Mieten angeblich „bezahlbarer geworden“?

Haus & Grund beschönigt mit falschen Zahlen die Lage der Mieter

Mit erstaunlichen Zahlen, welche die Bezahlbarkeit der Mieten belegen sollen, macht Haus & Grund zurzeit Stimmung – offensichtlich für weitere Mieterhöhungen. „Mieten sind zwischen 2015 und 2020 bezahlbarer geworden“ behauptet Haus & Grund in einer jüngsten Veröffentlichung. Der Deutsche Mieterbund Baden-Württemberg hat die Berechnungen von Haus & Grund für Stuttgart und einige andere großen Städte überprüft und hält sie für „nachweislich falsch bzw. frei erfunden.“

  • Die Preissteigerung für Bestandsmieten im Mietspiegel der Stadt Stuttgart betrug laut Wohnungsbericht der Stadt zwischen 2015 und 2020 insgesamt 22,5 Prozent. Noch krasser war die Entwicklung bei den Angebotsmieten. Laut Wohnungsbericht der Stadt Stuttgart lagen die Angebotsmieten 2015 noch bei 11 Euro/qm und waren im Jahr 2020 mit 14,30 Euro/qm (eigene Auswertung von Wohnungsportalen) bereits um 30 Prozent höher. Dagegen betrugen die Lohnsteigerungen (laut Pressemitteilung von Haus & Grund) in 5 Jahren 11,3 Prozent. Wie Haus & Grund trotz explodierender Mieten zum Ergebnis kommen kann, dass ein Arbeitnehmer in Stuttgart von seinem Einkommen heute 5,2 Prozent weniger für die Miete bezahlt (bei Angebotsmieten 4,4 Prozent weniger) wie vor 5 Jahren, bleibt ein Geheimnis.

Die Mietpreisentwicklung anderer Städte in Baden-Württemberg zeigt, dass die Mieten den Einkommen davonlaufen:

  • So stiegen die Bestandsmieten in Freiburg seit 2015 um 26,32 Prozent.

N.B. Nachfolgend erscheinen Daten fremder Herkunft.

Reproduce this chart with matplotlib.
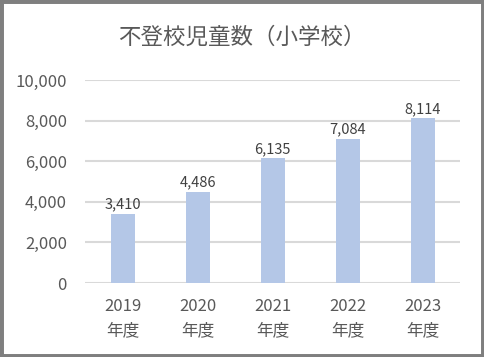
import matplotlib
matplotlib.use('Agg')
import matplotlib.pyplot as plt
from matplotlib.patches import Rectangle

plt.rcParams['font.family'] = ['Noto Sans CJK JP', 'DejaVu Sans']

years = ['2019', '2020', '2021', '2022', '2023']
counts = [3410, 4486, 6135, 7084, 8114]
tick_labels = [y + '\n年度' for y in years]
title = '不登校児童数（小学校）'

text_color = '#595959'
bar_color = '#b4c7e7'
grid_color = '#d9d9d9'

fig = plt.figure(figsize=(4.84, 3.57), dpi=100)
ax = fig.add_axes([85 / 484, 1 - 283 / 357, 375 / 484, 203 / 357])

x = range(len(years))
bars = ax.bar(x, counts, width=0.32, color=bar_color, zorder=2)
for b, v in zip(bars, counts):
    ax.text(b.get_x() + b.get_width() / 2, v + 120, f'{v:,}', ha='center', va='bottom',
            fontsize=10.5, color='#404040')

ax.set_xlim(-0.5, len(years) - 0.5)
ax.set_ylim(0, 10000)
ax.set_yticks(range(0, 10001, 2000))
ax.set_yticklabels([f'{v:,}' for v in range(0, 10001, 2000)], fontsize=12, color=text_color)
ax.set_xticks(list(x))
ax.set_xticklabels(tick_labels, fontsize=12, color=text_color, linespacing=1.5)
ax.tick_params(length=0)
ax.tick_params(axis='x', pad=11)
ax.tick_params(axis='y', pad=13)
ax.grid(axis='y', color=grid_color, linewidth=1.5, zorder=0)
ax.set_axisbelow(True)
for s in ax.spines.values():
    s.set_visible(False)

fig.text(0.5, 1 - 37 / 357, title, ha='center', va='center', fontsize=16.2, color=text_color)

fig.patches.append(Rectangle((0, 0), 1, 1, transform=fig.transFigure, fill=False,
                             edgecolor='#7f7f7f', linewidth=5, zorder=10))

fig.savefig('out.png', dpi=100)
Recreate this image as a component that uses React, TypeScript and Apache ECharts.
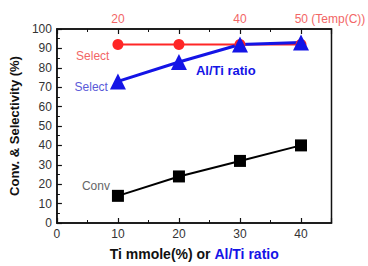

Es ist unerklärlich, wie Haus & Grund behaupten kann, dass die Einkommen der Freiburger um 5,9 Prozent stärker gestiegen seien als die Mieten.
  • In Esslingen stiegen die Bestandsmieten seit 2016 um 19,93 Prozent. Trotzdem seien laut Haus & Grund auch dort die Einkommen um 1,9 Prozent stärker gestiegen als die Mieten.
  • In Ludwigsburg stieg die durchschnittliche Bestandsmiete von 8,36 Euro/qm auf 9,92 Euro/qm, also um 18,66 Prozent. Trotzdem sollen laut Haus & Grund die Mietereinkommen noch um 2,8 Prozent stärker gestiegen sein.

Das Statistische Bundesamt hatte 2020 festgestellt, dass bundesweit der Anteil der Bevölkerung, der durch Wohnkosten überbelastet ist (mehr als 40 Prozent des Nettohaushaltseinkommens), bei 22,2 Prozent lag. Auch hilft es den Mietern in Freiburg oder Stuttgart nicht, wenn die Mieten im bundesweiten Durchschnitt zwischen 2015 und 2020 angeblich „nur“ um 6 Prozent gestiegen sein sollen. Denn die Mieten in den meisten Großstädten und Ballungsräumen sind nahezu explodiert und immer unbezahlbarer geworden. Tatsächlich frisst die Miete seit einem Jahrzehnt einen immer höheren Anteil vom Lohn der Arbeitnehmer auf.

„Wir haben kein Verständnis dafür, wenn der Hausbesitzerverband mit falschen Zahlen offensichtlich den Boden für weitere Mieterhöhungen bereiten will“, erklärte Rolf Gaßmann, Landesvorsitzender des Deutschen Mieterbundes Baden-Württemberg. Die zunehmende Unbezahlbarkeit der Mieten dürfe nicht länger beschönigt werden. „Wir brauchen endlich wirksame Gesetze gegen explodierende Mietpreise!“, so Gaßmann. Der Mieterbund fordert seit Jahren eine Absenkung der Kappungsgrenze für Mieterhöhungen im Bestand, eine Mietpreisbremse ohne Ausnahmen und eine wirksames Wirtschaftsstrafrecht gegen Mietwucher.